## Start Recorded information

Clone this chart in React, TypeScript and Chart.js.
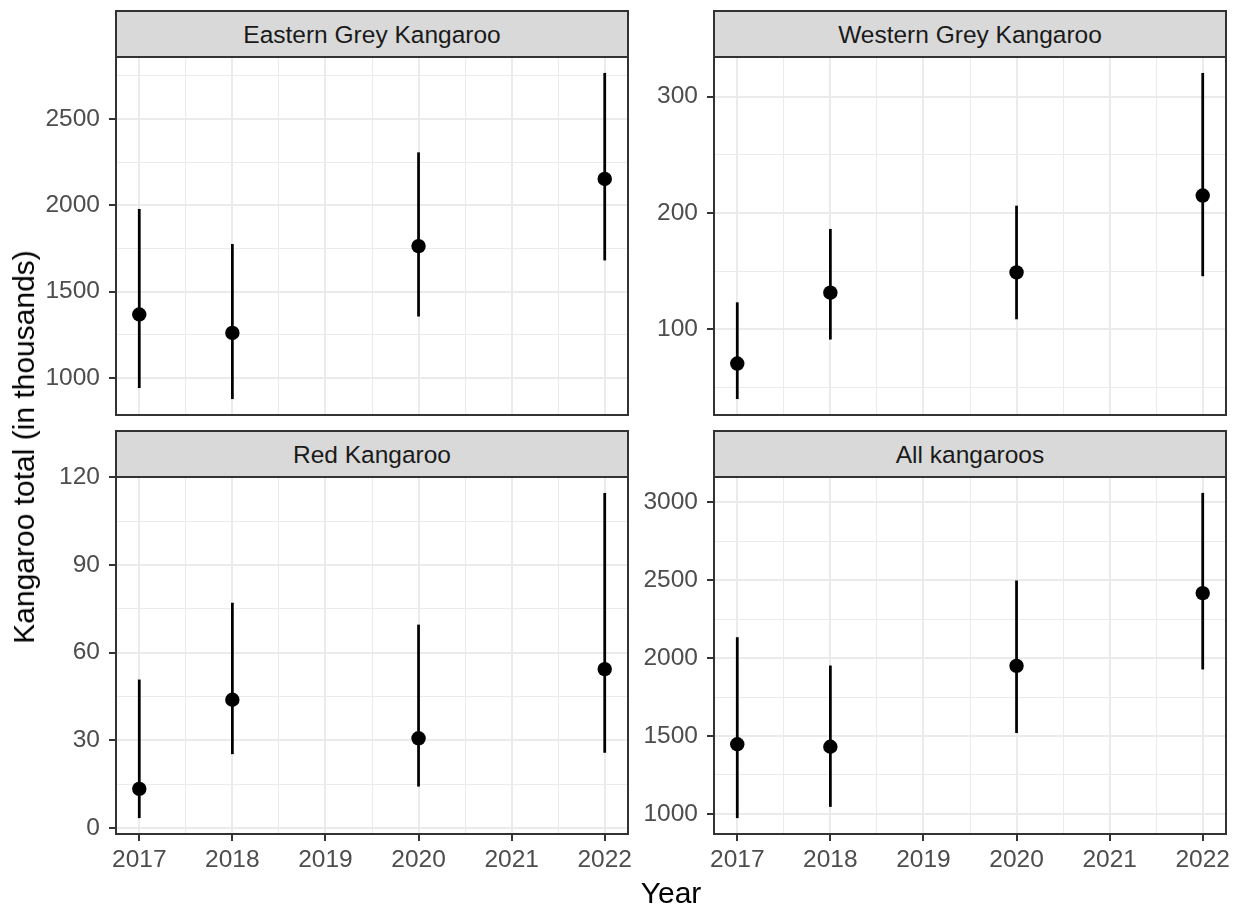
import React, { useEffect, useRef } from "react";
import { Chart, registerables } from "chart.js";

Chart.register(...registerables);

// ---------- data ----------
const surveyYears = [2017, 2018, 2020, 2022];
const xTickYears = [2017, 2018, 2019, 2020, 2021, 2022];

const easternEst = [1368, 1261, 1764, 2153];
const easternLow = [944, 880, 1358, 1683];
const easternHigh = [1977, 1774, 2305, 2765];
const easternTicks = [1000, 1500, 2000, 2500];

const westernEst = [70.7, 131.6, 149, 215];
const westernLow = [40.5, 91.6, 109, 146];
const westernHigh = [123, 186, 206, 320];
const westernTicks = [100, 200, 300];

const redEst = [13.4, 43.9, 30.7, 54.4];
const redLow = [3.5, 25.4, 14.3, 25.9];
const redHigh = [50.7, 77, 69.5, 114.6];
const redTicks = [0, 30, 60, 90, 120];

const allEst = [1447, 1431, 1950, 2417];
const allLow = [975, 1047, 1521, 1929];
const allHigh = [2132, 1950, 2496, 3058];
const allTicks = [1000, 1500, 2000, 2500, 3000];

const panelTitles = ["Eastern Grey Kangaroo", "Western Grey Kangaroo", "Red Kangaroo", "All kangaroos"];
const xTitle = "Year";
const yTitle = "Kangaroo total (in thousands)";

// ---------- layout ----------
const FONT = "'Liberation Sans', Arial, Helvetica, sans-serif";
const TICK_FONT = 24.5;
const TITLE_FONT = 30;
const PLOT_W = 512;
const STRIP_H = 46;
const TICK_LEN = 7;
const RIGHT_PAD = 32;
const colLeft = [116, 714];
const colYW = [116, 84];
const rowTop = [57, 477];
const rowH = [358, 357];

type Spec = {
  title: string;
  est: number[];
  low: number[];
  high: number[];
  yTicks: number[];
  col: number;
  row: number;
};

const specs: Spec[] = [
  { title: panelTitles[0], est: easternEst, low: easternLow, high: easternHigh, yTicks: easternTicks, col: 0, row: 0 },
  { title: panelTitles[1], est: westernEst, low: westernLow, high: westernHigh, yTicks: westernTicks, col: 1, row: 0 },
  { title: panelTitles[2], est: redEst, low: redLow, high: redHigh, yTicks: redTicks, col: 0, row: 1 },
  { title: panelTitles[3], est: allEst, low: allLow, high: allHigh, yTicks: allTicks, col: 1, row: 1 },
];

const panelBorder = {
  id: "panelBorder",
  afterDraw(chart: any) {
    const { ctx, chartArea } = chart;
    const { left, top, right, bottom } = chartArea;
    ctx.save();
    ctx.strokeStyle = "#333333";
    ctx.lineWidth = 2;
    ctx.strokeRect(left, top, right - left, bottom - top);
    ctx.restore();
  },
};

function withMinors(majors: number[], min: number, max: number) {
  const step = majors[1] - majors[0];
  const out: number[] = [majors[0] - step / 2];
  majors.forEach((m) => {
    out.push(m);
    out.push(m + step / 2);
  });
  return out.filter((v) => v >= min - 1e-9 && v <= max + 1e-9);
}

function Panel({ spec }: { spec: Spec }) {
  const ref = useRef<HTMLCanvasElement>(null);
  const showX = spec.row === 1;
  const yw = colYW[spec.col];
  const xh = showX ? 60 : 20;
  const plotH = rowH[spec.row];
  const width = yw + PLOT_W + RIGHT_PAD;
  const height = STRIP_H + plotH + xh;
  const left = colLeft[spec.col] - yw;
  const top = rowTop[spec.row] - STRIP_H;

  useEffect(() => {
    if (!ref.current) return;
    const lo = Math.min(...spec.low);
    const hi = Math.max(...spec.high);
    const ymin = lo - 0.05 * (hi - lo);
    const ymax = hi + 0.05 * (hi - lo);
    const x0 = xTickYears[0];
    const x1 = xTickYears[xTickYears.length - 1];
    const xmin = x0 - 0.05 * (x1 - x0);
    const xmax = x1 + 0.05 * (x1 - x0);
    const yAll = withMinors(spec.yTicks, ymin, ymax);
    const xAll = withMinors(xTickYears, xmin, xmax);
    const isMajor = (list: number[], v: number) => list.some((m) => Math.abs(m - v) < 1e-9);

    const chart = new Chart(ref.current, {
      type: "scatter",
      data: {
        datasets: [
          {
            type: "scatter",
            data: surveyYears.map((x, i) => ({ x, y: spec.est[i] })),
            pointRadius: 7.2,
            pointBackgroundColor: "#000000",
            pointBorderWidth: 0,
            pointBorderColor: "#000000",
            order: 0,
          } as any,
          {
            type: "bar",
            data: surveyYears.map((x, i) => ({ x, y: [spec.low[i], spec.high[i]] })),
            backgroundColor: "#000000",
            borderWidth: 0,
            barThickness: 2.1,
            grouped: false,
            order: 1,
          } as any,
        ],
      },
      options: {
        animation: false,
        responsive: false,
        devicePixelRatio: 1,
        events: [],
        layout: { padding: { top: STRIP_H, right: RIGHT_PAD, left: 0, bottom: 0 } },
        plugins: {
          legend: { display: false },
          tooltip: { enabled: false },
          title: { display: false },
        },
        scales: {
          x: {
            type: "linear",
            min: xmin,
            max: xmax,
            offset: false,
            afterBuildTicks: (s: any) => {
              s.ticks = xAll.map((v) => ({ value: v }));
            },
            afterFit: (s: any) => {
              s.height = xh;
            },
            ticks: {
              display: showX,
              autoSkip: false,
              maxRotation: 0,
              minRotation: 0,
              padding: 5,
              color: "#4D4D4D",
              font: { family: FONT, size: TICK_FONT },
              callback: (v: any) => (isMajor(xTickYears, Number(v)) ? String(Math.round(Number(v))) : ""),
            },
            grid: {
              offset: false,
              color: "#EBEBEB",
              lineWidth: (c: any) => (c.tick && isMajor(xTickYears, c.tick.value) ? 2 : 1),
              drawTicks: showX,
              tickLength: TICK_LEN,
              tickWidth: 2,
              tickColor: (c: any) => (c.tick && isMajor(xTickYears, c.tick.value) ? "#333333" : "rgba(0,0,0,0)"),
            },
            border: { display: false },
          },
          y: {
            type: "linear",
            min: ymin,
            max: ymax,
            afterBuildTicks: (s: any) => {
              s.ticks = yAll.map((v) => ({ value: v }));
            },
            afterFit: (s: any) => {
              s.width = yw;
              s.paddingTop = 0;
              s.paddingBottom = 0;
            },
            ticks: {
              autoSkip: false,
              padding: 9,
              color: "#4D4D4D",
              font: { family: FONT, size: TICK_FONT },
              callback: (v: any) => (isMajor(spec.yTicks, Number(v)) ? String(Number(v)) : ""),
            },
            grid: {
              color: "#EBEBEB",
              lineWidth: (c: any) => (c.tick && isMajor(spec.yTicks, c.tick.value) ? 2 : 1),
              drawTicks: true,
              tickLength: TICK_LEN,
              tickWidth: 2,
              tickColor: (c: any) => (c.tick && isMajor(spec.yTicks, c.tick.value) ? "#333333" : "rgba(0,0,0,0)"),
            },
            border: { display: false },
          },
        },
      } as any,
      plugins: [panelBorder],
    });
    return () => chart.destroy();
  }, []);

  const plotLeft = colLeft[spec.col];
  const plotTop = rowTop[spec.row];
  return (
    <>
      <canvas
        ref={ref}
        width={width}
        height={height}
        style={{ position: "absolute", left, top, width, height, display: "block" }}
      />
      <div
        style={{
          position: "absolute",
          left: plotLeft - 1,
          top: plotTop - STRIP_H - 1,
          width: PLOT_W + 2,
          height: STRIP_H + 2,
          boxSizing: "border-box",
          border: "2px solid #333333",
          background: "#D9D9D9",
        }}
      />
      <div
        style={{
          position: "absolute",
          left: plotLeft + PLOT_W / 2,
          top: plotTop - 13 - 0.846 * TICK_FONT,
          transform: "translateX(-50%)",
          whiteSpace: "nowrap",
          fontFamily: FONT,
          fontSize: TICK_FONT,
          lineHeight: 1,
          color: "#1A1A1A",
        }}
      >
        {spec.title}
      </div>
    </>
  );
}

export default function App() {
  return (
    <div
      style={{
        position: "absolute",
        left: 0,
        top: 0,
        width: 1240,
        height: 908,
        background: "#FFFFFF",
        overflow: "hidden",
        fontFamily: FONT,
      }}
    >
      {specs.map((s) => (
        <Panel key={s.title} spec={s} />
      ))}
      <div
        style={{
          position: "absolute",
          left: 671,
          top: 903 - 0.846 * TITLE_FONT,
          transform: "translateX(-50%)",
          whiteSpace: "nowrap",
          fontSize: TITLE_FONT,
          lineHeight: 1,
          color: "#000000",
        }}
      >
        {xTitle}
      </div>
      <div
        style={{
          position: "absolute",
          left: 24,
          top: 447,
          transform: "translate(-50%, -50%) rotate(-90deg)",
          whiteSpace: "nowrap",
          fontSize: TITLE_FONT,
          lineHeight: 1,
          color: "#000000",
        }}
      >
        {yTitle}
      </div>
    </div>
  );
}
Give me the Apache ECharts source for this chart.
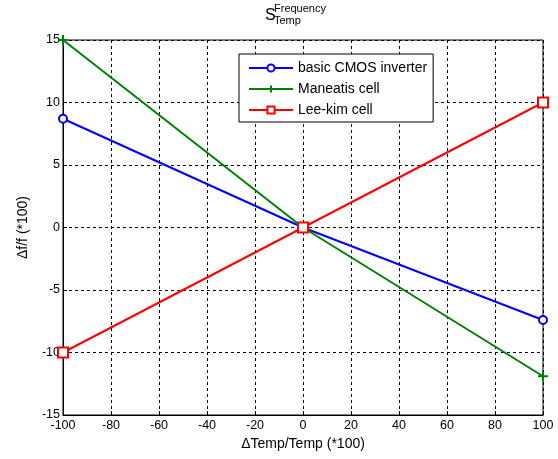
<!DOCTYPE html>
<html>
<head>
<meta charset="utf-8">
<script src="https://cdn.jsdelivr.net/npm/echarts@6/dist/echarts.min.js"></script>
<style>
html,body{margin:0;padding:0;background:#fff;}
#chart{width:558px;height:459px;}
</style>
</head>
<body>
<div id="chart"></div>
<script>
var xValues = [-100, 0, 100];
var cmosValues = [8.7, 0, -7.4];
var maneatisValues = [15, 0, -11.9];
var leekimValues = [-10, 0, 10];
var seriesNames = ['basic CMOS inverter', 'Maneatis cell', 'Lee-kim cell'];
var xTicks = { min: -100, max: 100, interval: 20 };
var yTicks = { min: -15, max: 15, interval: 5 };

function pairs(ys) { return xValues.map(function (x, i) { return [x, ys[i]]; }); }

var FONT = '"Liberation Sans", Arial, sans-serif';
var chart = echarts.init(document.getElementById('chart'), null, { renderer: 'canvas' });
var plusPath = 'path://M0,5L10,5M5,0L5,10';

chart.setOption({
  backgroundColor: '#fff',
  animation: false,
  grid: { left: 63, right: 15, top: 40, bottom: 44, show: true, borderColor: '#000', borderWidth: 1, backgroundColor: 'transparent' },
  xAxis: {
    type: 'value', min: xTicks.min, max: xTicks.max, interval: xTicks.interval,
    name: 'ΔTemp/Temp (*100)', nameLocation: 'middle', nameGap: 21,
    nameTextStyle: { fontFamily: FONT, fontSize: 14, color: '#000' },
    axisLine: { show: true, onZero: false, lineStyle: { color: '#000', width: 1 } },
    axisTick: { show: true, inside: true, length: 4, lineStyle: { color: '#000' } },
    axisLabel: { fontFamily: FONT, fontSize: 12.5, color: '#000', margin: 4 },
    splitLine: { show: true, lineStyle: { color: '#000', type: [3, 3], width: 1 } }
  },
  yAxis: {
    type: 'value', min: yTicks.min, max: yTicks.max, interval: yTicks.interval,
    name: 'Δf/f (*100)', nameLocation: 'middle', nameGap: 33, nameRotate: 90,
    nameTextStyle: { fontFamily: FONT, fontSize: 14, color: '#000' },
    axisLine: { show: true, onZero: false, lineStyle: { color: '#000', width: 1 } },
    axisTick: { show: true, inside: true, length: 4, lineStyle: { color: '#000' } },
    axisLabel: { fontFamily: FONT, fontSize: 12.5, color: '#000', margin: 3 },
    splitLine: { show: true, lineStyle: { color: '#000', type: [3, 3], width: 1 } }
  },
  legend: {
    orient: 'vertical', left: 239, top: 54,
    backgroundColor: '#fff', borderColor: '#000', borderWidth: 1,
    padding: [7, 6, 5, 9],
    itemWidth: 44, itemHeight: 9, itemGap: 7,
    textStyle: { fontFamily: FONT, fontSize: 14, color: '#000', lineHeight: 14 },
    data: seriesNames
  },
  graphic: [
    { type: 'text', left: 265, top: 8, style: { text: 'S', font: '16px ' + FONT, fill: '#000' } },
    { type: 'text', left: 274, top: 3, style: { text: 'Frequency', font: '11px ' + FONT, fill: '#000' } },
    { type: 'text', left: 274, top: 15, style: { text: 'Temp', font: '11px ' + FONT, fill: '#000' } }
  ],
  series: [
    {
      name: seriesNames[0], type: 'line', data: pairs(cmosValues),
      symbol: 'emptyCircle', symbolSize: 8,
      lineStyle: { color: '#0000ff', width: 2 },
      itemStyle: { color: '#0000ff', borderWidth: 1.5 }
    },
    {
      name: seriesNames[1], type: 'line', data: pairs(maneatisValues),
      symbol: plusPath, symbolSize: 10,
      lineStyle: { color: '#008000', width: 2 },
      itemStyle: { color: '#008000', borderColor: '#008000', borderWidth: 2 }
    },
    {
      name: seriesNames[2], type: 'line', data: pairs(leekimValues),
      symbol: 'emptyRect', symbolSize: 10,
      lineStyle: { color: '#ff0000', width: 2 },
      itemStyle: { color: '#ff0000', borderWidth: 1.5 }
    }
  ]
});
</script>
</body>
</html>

## End Recorded information

Exercise goal> Using the listing above, repeat word for word each line from the one with "Give me the" down to the one with "var plusPath = 'path://M0,5L10,5M5,0L5,10';", both included. Omit all pictures.

Problem solution>
Give me the Apache ECharts source for this chart.
<!DOCTYPE html>
<html>
<head>
<meta charset="utf-8">
<script src="https://cdn.jsdelivr.net/npm/echarts@6/dist/echarts.min.js"></script>
<style>
html,body{margin:0;padding:0;background:#fff;}
#chart{width:558px;height:459px;}
</style>
</head>
<body>
<div id="chart"></div>
<script>
var xValues = [-100, 0, 100];
var cmosValues = [8.7, 0, -7.4];
var maneatisValues = [15, 0, -11.9];
var leekimValues = [-10, 0, 10];
var seriesNames = ['basic CMOS inverter', 'Maneatis cell', 'Lee-kim cell'];
var xTicks = { min: -100, max: 100, interval: 20 };
var yTicks = { min: -15, max: 15, interval: 5 };

function pairs(ys) { return xValues.map(function (x, i) { return [x, ys[i]]; }); }

var FONT = '"Liberation Sans", Arial, sans-serif';
var chart = echarts.init(document.getElementById('chart'), null, { renderer: 'canvas' });
var plusPath = 'path://M0,5L10,5M5,0L5,10';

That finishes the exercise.